More cooperation needed to keep this region safe from IS terror
A lot has already been achieved, but nations need to work together to overcome hurdles including lags in policy implementation and securing porous borders
Terrorism analysts seem certain that a high-profile Islamic State attack in the region is only a matter of time. The radical Muslim group’s battlefield losses in Iraq and Syria have meant increasing numbers of adherents from Southeast Asia who went to fight are returning home and, with them, their extremist thinking and combat skills. Indonesia has twice this year been a target and plots have been uncovered there and in Malaysia and the Philippines, the latest an apparent attempt to fire a rocket from the Indonesian island of Batam at Singapore. The foiling of that bid shows governments are effectively cooperating, but they need to more robustly build on and enhance efforts to prevent tragedies like those that have occurred in Europe.
More than 1,000 Asians are believed to have joined the IS fight to create an Islamic caliphate in the Middle East. Scores are known to have returned, but others are radicalising those at home through social media. IS-inspired suicide bombings in Jakarta in January killed eight and an attacker died and a policeman was injured in Solo in July, but atrocities like those carried out by Jemaah Islamiah in Bali 14 years ago that killed 202 are being forecast.
IS is already active in South Asia, claiming responsibility for the deaths of about 70 lawyers at a hospital in the Pakistani city of Quetta earlier this month and, in July, the lives of 80 Shiite Muslim protesters at a rally in the Afghan capital, Kabul, as well as 24 diners at a café frequented by foreigners in Dhaka in Bangladesh. Links to the group have been established with a terror cell uncovered in Batam, although whether it would have been capable of launching a rocket against Singapore is still unclear. Cross-border intelligence cooperation between Singapore and Indonesia revealed the plot, proving the worth of measures agreed to over the past decade at counter-terrorism and security summits.

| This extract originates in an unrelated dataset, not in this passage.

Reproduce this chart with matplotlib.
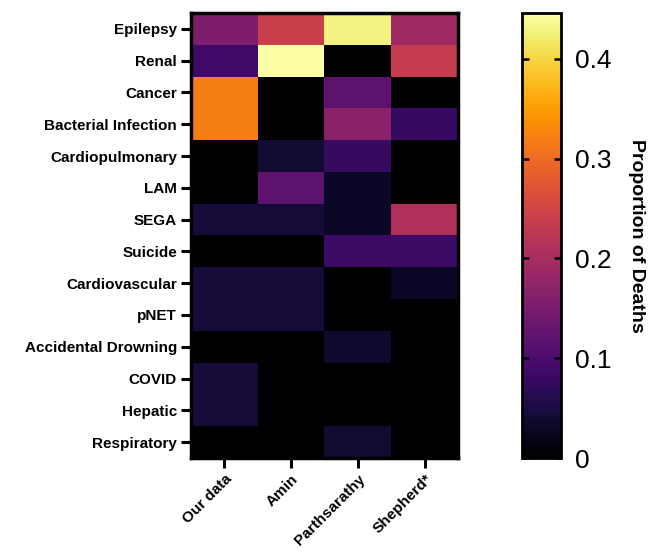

But the recent Bali gathering pointed out that as much as joint efforts are working, the growing threat means that strengthened collaboration is needed.

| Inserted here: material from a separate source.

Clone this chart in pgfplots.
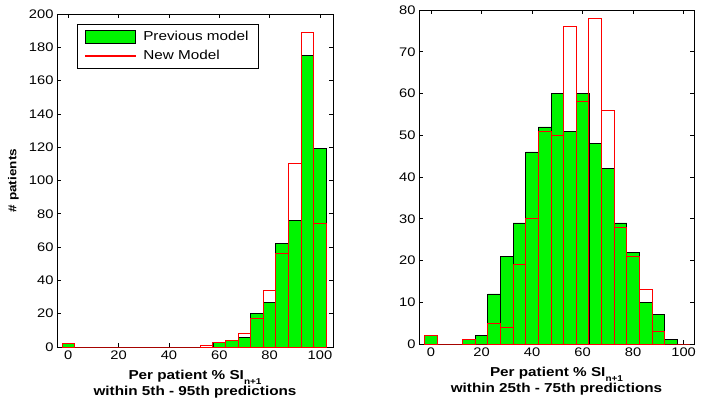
\documentclass[border=0pt]{standalone}
\usepackage{fontspec}
\setmainfont{Liberation Sans}[FakeStretch=1.18]
\usepackage{pgfplots}
\usepackage{pgfplotstable}
\pgfplotsset{compat=1.18}

\definecolor{bargreen}{RGB}{0,245,0}
\definecolor{newred}{RGB}{255,0,0}

% Histogram counts, bin centres 0,5,...,100
\pgfplotstableread{
x   prev new
0   2    2
5   0    0
10  0    0
15  0    0
20  0    0
25  0    0
30  0    0
35  0    0
40  0    0
45  0    0
50  0    0
55  0    1
60  3    3
65  4    4
70  6    8
75  20   17
80  27   34
85  62   56
90  76   110
95  175  189
100 119  74
}\outer

\pgfplotstableread{
x   prev new
0   2    2
5   0    0
10  0    0
15  1    1
20  2    0
25  12   5
30  21   4
35  29   19
40  46   30
45  52   51
50  60   50
55  51   76
60  60   58
65  48   78
70  42   56
75  29   28
80  22   21
85  10   13
90  7    3
95  1    0
100 0    0
}\inner

\pgfplotsset{
  histax/.style={
    scale only axis, anchor=south west,
    ymin=0,
    xtick={0,20,...,100},
    tick align=inside, major tick length=4bp,
    axis line style={line width=0.9bp},
    every tick/.style={black, line width=0.6bp},
    tick label style={font=\fontsize{12.5}{14}\selectfont},
    /pgf/number format/assume math mode=true,
    xlabel style={font=\bfseries\fontsize{13}{16}\selectfont, align=center,
      at={(axis description cs:0.5,0)}, anchor=north, yshift=-20bp},
  },
  greenbar/.style={ybar, bar width=5, bar shift=0pt, fill=bargreen,
    draw=black, line width=0.8bp,
    legend image code/.code={\draw[fill=bargreen, draw=black, line width=0.8bp]
      (0bp,-6.5bp) rectangle (50bp,6.5bp);}},
  redbar/.style={ybar, bar width=5, bar shift=0pt, draw=newred, fill=none,
    line width=1bp,
    legend image code/.code={\fill[newred] (0bp,-0.5bp) rectangle (50bp,0.5bp);}},
}

\newcommand{\sil}{\textbf{Per patient \% SI}\raisebox{-5bp}{\bfseries\fontsize{8.5}{10}\selectfont n+1}}

\begin{document}
\begin{tikzpicture}
\begin{axis}[histax,
  at={(57bp,53bp)}, width=276bp, height=333bp,
  xmin=-4.5, xmax=105.2,
  ymax=200, ytick={0,20,...,200},
  xlabel={\sil\\within 5th - 95th predictions},
  ylabel={\# patients},
  ylabel style={font=\bfseries\fontsize{11.5}{13}\selectfont,
    at={(axis description cs:-0.158,0.5)}, anchor=center},
  legend style={at={(0.072,0.97)}, anchor=north west, draw=black,
    line width=0.8bp, font=\fontsize{13}{15}\selectfont,
    cells={anchor=west}, inner xsep=8bp, inner ysep=5bp,
    row sep=4bp, column sep=5bp},
]
\addplot[greenbar] table[x=x, y=prev] {\outer};
\addlegendentry{Previous model}
\addplot[redbar] table[x=x, y=new] {\outer};
\addlegendentry{New Model}
\end{axis}

\begin{axis}[histax,
  at={(419bp,56bp)}, width=275bp, height=334bp,
  xmin=-4.75, xmax=104.1,
  ymax=80, ytick={0,10,...,80},
  xlabel={\sil\\within 25th - 75th predictions},
]
\addplot[greenbar] table[x=x, y=prev] {\inner};
\addplot[redbar] table[x=x, y=new] {\inner};
\end{axis}
\pgfresetboundingbox
\useasboundingbox (0,0) rectangle (705bp,400bp);
\end{tikzpicture}
\end{document}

Those at the forum committed to steps including better sharing of information, preventing movement of terrorists and suspects, tighter control of cross-border funding and better monitoring of the internet. But as attacks in France, Belgium and Germany prove, it is not easy. The greatest hurdles are overcoming lags in policy implementation and securing porous borders. Much has already been achieved, but more obviously needs to be done.